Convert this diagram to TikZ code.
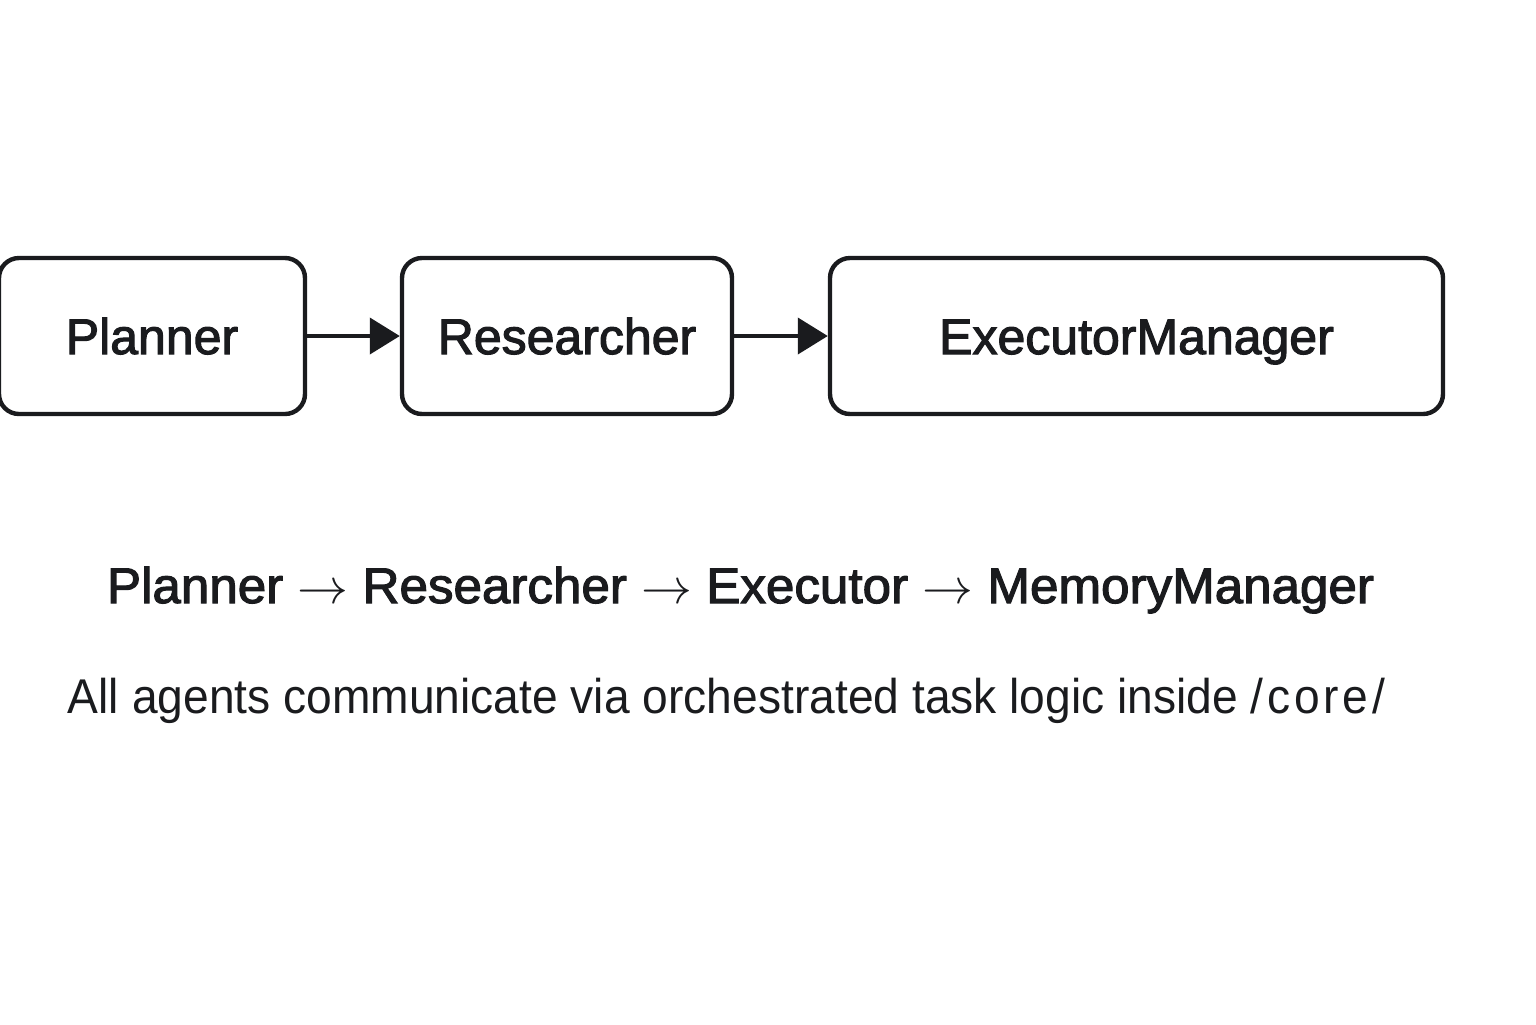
\documentclass[tikz,border=0pt]{standalone}
\usepackage{fontspec}
\usepackage{graphicx}
\setmainfont{Liberation Sans}
\newfontfamily\medfont[FakeBold=2.2]{Liberation Sans}
\newfontfamily\spacedfont[LetterSpace=8]{Liberation Sans}
\usetikzlibrary{arrows.meta}
\definecolor{ink}{HTML}{1A1B1E}
\tikzset{
  agent/.style={draw=ink, line width=2.2pt, rounded corners=10pt, minimum height=78pt,
    text=ink, font=\medfont\fontsize{25}{30}\selectfont, text height=18pt, text depth=0pt, inner sep=0pt},
  flow/.style={draw=ink, line width=2pt, -{Triangle[length=15pt,width=18pt]}},
  caption/.style={text=ink, inner sep=0pt, anchor=base}
}
\begin{document}
\begin{tikzpicture}[x=0.5pt,y=-0.5pt]
\useasboundingbox (0,0) rectangle (1536,1024);
\node[agent, minimum width=153pt] (planner) at (152,336) {Planner};
\node[agent, minimum width=165pt] (researcher) at (567,336) {Researcher};
\node[agent, minimum width=306.5pt] (exec) at (1136.5,336) {ExecutorManager};
\draw[flow] (planner.east) -- (researcher.west);
\draw[flow] (researcher.east) -- (exec.west);
\node[caption, font=\medfont\fontsize{25}{30}\selectfont] (chain) at (740.5,603)
  {\resizebox{633.5pt}{\height}{Planner $\rightarrow$ Researcher $\rightarrow$ Executor $\rightarrow$ MemoryManager}};
\node[caption, font=\fontsize{24.4}{29}\selectfont] (note) at (726.5,713)
  {\resizebox{658.5pt}{\height}{All agents communicate via orchestrated task logic inside {\spacedfont\fontsize{24.4}{29}\selectfont/core/}}};
\end{tikzpicture}
\end{document}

> Written request: Each line of the material must be retyped exactly, except that images are omitted.

> Response to this task:
Convert this diagram to TikZ code.
\documentclass[tikz,border=0pt]{standalone}
\usepackage{fontspec}
\usepackage{graphicx}
\setmainfont{Liberation Sans}
\newfontfamily\medfont[FakeBold=2.2]{Liberation Sans}
\newfontfamily\spacedfont[LetterSpace=8]{Liberation Sans}
\usetikzlibrary{arrows.meta}
\definecolor{ink}{HTML}{1A1B1E}
\tikzset{
  agent/.style={draw=ink, line width=2.2pt, rounded corners=10pt, minimum height=78pt,
    text=ink, font=\medfont\fontsize{25}{30}\selectfont, text height=18pt, text depth=0pt, inner sep=0pt},
  flow/.style={draw=ink, line width=2pt, -{Triangle[length=15pt,width=18pt]}},
  caption/.style={text=ink, inner sep=0pt, anchor=base}
}
\begin{document}
\begin{tikzpicture}[x=0.5pt,y=-0.5pt]
\useasboundingbox (0,0) rectangle (1536,1024);
\node[agent, minimum width=153pt] (planner) at (152,336) {Planner};
\node[agent, minimum width=165pt] (researcher) at (567,336) {Researcher};
\node[agent, minimum width=306.5pt] (exec) at (1136.5,336) {ExecutorManager};
\draw[flow] (planner.east) -- (researcher.west);
\draw[flow] (researcher.east) -- (exec.west);
\node[caption, font=\medfont\fontsize{25}{30}\selectfont] (chain) at (740.5,603)
  {\resizebox{633.5pt}{\height}{Planner $\rightarrow$ Researcher $\rightarrow$ Executor $\rightarrow$ MemoryManager}};
\node[caption, font=\fontsize{24.4}{29}\selectfont] (note) at (726.5,713)
  {\resizebox{658.5pt}{\height}{All agents communicate via orchestrated task logic inside {\spacedfont\fontsize{24.4}{29}\selectfont/core/}}};
\end{tikzpicture}
\end{document}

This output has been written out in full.